A due diligence report that leaves us none the wiser

The idea to introduce a due diligence process was commendable for the PN, but the way the process unfolded turned out to be rather disappointing

On paper, it was generally commendable for the Nationalist Party to introduce a ‘due diligence’ process, to ensure that prospective leadership contestants are properly scrutinised for any potential future political baggage.

But the way the process unfolded in practice turned out to be rather disappointing. And this was evident long before the final conclusions were published last Wednesday.

As early as last August, PN secretary-general Francis Zammit Dimech had already confirmed that the exercise would “not include any recommendation on whether [Adrian Delia and Bernard Grech] should be allowed to contest or not.”

Zammit Dimech even admitted that the pre-emptive decision not to disqualify anyone had been rooted in “realpolitik”: acknowledging the “grave political implications” of stopping either of the two candidates from contesting at all, thereby reducing the election to a one-horse race.

While those are concerns are perhaps understandable, they do not amount to a justification for rendering the entire due diligence process toothless and ineffective. 

To make matters worse, however, the exercise clearly didn’t succeed in its primary aim either… that of exposing the candidates to higher levels of scrutiny.

Not all of this is the responsibility of the panel itself. As expected, the due diligence report had its limitations in verifying most of the allegations resulting from news reports in the public domain.

The panel of experts were not empowered at law to seek information from public authorities, so from the outset, questions of impropriety could not be addressed with certainty.

All they could really do was express an opinion on the seriousness of the allegations at hand, ‘if they are proven to be true’. This was more evident in Delia’s regard: especially when addressing the claims that Delia is the subject of an FIAU investigation over allegations that he once handled a client’s Jersey bank account, in which rent money from a London brothel was laundered.

The due diligence panel observed that “if true”, this would render him “unfit for public office”… only to add that “on the other hand, if Dr Delia’s rebuttals are correct and the press reports are incorrect, then Dr Delia would have had his reputation unjustly tarnished.”

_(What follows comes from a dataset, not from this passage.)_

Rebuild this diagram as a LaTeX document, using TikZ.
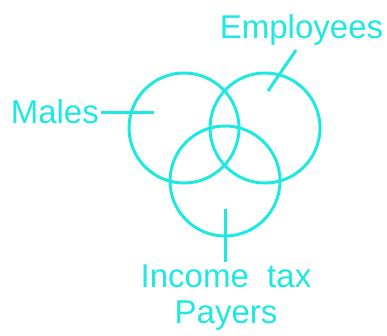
\documentclass[tikz,border=0pt]{standalone}
\usepackage{fontspec}
\setmainfont{Liberation Sans}
\usepackage{tikz}
\definecolor{venncyan}{RGB}{30,232,224}

\begin{document}
\begin{tikzpicture}[x=1pt,y=-1pt,
  ring/.style={circle, draw=venncyan, line width=3pt, minimum size=110pt, inner sep=0pt},
  lbl/.style={text=venncyan, font=\fontsize{33}{36}\selectfont, inner sep=2pt},
  tick/.style={draw=venncyan, line width=3pt}]
\useasboundingbox (0,0) rectangle (387,335);
% the circles
  \node[ring] (males circ) at (184,128) {};
  \node[ring] (emp circ) at (265,128) {};
  \node[ring] (tax circ) at (225,181) {};
% labels
  \node[lbl, anchor=east] (males) at (101,112) {Males};
  \node[lbl, anchor=base] (emp) at (301.5,38) {Employees};
  \node[lbl, anchor=north, align=center, inner sep=3pt] (tax) at (226,262) {Income~ tax\\Payers};
% pointers
  \coordinate (males in) at (154,112);
  \coordinate (emp in) at (268,91);
  \coordinate (tax in) at (225,209);
  \draw[tick] (males) -- (males in);
  \draw[tick] ([shift={(-5.5,3)}]emp.south) -- (emp in);
  \draw[tick] (tax in) -- (tax in |- tax.north);
\end{tikzpicture}
\end{document}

This sort on non-committal approach speaks volumes about the same ‘realpolitik’ situation, acknowledged earlier by Zammit Dimech. For had the panel explicitly exonerated Delia of all suspicion, it would also have been interpreted as a vindication of his innocence: raising questions about why the leadership election was even being held in the first place.

But by failing to reach a conclusion either way, the panel also ‘passed the buck’ to the Nationalist Party members who will be voting on October 3… leaving them to have to reach their own political judgement on which candidate to trust as leader; but without giving them anything to base that decision on.

What also disappoints about the report is its lack of thoroughness when dealing with the personal financial situation of the candidates.

This was one of the areas where the due diligence did indeed have the ability and competence to put stiff questions and analyse the documents and numbers put forward by the candidates.

However, on this aspect the report was scant. We are none the wiser, by reading the report, as to why Adrian Delia did not file his 2018 tax return, and only did so a year later.

We are none the wiser as to whether claims that Delia’s income is not enough to cover his personal loans and other expenses are true. Nor are we any the wiser as to whether a €7 million loan from HSBC taken by a company in which Delia is a shareholder, has remained unpaid.

But equally problematic is the lack of scrutiny of Bernard Grech’s tax woes. While admitting that Grech did not give the experts the full picture, the report almost justifies the lack of thoroughness because the revelations about Grech’s tax evasion were published when the panel started writing its conclusions.

Even here, we are left none the wiser as to why Grech failed to pay income tax on various occasions. Or why he failed to pay VAT in the first place; or when these tax dues were settled, and the provenance of the funds.

Ultimately, the indirect effect of this lack of thoroughness was also to devalue the entire issue of tax avoidance in the first place. By seeming to play down the tax problems of both candidates, the due diligence report also imparts the impression that such issues are not worth scrutiny or criticism at all.

And this a very unwise thing to do, for a political party that is trying position itself at the very forefront of a war against corruption and maladministration.